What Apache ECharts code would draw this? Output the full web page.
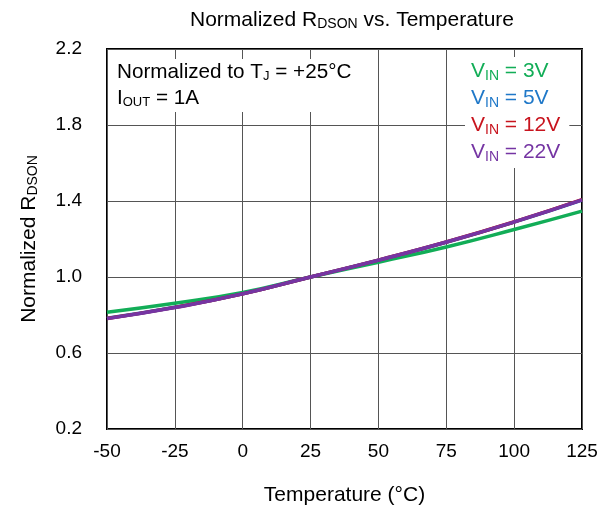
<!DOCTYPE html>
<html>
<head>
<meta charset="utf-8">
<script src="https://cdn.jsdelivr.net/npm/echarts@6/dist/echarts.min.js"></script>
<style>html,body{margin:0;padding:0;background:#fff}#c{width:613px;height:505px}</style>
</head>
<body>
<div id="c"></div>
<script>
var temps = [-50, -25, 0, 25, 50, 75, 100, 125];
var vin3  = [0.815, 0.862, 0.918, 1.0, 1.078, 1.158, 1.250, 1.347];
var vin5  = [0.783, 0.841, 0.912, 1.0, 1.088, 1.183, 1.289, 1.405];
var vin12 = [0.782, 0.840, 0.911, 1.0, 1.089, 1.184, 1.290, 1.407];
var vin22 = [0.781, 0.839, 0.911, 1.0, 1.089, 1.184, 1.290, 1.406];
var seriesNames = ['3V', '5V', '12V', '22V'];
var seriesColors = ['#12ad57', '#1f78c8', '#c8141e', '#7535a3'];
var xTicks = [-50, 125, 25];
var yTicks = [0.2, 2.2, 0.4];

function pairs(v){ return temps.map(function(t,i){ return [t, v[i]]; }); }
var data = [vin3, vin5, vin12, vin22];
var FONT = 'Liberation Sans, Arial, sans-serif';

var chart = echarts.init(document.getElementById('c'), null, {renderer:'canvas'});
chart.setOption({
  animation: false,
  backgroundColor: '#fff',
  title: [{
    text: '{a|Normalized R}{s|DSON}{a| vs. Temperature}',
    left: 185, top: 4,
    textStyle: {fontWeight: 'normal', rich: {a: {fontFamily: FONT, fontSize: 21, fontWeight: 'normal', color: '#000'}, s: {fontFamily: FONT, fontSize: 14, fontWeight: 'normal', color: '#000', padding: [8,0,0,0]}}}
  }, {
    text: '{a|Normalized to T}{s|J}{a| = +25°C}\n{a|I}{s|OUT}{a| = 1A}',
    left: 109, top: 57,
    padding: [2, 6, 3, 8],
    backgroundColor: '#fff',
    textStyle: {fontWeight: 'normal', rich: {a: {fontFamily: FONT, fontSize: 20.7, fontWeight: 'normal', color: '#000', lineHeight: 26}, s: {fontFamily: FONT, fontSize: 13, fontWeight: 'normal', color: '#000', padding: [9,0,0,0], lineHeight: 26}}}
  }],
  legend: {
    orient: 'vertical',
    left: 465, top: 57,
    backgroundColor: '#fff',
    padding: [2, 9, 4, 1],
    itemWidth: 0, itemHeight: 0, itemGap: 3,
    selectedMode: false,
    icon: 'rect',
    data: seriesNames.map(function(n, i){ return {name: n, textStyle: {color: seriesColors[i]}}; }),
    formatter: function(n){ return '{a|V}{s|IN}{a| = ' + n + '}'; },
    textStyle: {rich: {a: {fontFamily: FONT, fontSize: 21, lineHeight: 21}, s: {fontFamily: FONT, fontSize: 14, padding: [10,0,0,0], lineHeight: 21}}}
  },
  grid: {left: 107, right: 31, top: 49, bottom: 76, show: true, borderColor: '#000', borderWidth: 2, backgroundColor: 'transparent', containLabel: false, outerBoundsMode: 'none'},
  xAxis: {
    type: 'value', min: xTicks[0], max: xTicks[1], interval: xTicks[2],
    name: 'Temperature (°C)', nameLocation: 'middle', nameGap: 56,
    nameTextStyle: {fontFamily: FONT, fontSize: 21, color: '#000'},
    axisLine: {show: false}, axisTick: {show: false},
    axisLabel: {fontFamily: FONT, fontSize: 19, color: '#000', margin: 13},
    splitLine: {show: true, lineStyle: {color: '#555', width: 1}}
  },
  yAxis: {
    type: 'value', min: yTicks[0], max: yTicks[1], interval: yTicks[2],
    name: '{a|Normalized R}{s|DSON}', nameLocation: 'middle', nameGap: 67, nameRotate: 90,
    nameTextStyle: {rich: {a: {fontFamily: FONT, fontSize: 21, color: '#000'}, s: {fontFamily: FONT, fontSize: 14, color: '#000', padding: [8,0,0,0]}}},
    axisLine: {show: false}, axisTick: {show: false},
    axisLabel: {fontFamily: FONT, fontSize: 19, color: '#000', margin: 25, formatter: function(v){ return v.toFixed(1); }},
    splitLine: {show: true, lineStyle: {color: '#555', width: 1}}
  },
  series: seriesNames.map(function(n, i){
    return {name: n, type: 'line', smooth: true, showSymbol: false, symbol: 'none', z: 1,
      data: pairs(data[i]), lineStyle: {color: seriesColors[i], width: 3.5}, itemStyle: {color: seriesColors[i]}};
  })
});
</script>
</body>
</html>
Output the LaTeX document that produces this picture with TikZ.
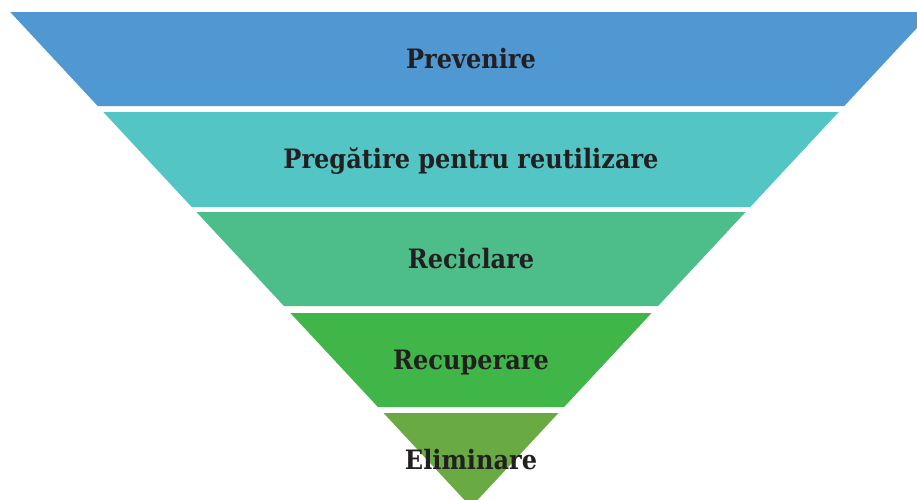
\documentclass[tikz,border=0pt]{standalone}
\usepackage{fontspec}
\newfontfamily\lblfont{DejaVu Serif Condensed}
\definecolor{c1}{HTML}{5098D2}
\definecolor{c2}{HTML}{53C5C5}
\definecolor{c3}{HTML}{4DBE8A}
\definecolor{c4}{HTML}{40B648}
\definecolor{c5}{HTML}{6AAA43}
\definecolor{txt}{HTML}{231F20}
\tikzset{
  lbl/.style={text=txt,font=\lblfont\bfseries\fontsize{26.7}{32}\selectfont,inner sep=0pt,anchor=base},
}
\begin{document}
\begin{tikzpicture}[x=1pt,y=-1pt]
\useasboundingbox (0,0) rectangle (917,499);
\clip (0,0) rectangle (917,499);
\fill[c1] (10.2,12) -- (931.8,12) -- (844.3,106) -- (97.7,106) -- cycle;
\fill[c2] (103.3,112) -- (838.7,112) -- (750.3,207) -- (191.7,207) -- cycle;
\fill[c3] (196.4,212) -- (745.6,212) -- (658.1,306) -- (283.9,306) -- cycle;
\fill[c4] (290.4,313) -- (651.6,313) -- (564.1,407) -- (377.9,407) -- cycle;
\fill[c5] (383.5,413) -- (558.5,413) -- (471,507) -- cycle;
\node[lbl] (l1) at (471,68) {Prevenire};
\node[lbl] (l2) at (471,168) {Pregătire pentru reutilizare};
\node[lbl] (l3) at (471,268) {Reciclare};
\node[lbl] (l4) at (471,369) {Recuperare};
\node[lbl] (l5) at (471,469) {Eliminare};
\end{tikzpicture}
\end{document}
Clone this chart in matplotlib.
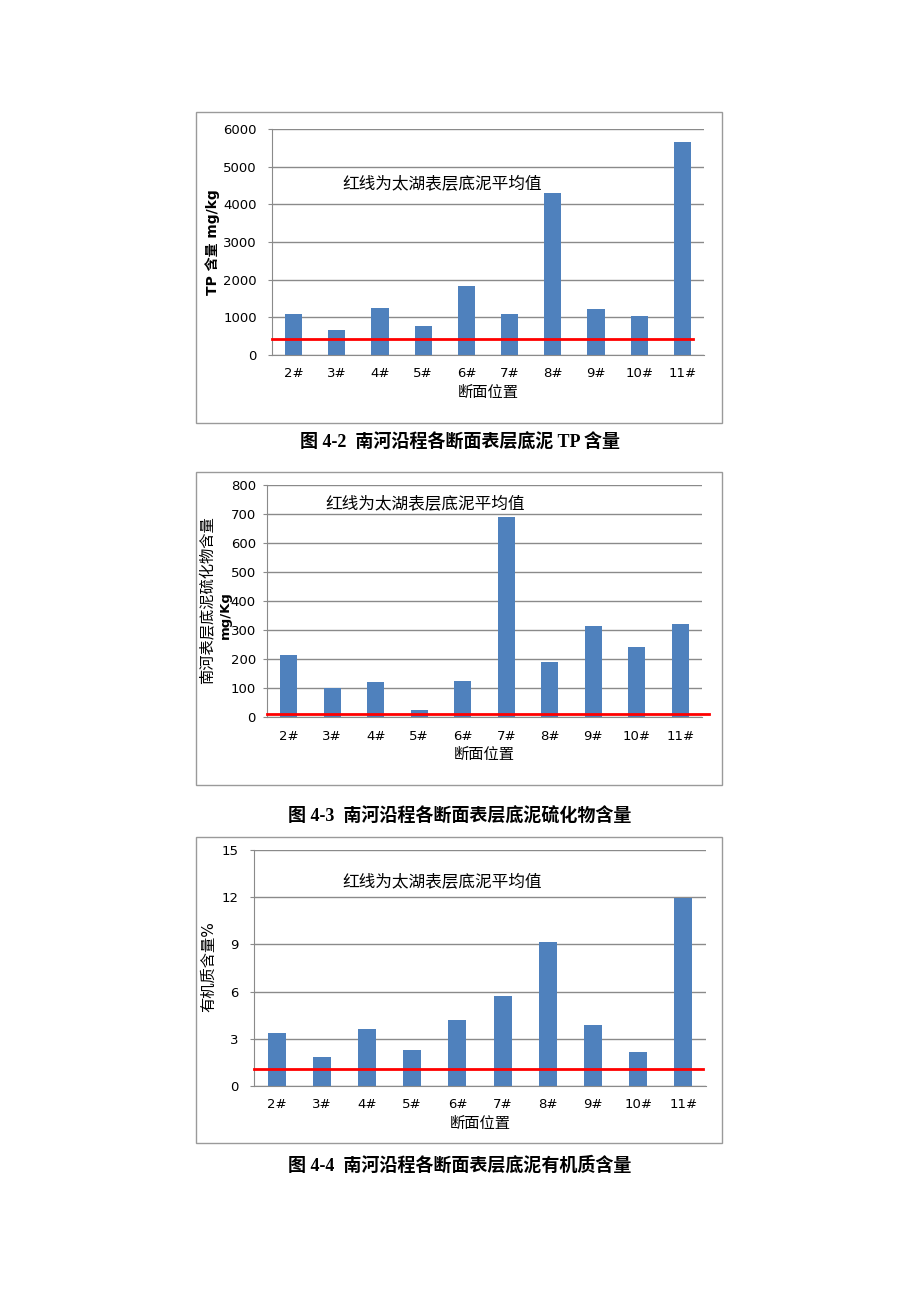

■ **WHAT YOU WILL DO**
Copy all lines above containing the string "this".

■ **RIGHT ANSWER**
What Apache ECharts code would draw this? Output the full web page.
Output the LaTeX document that produces this picture with TikZ.
Clone this chart in matplotlib.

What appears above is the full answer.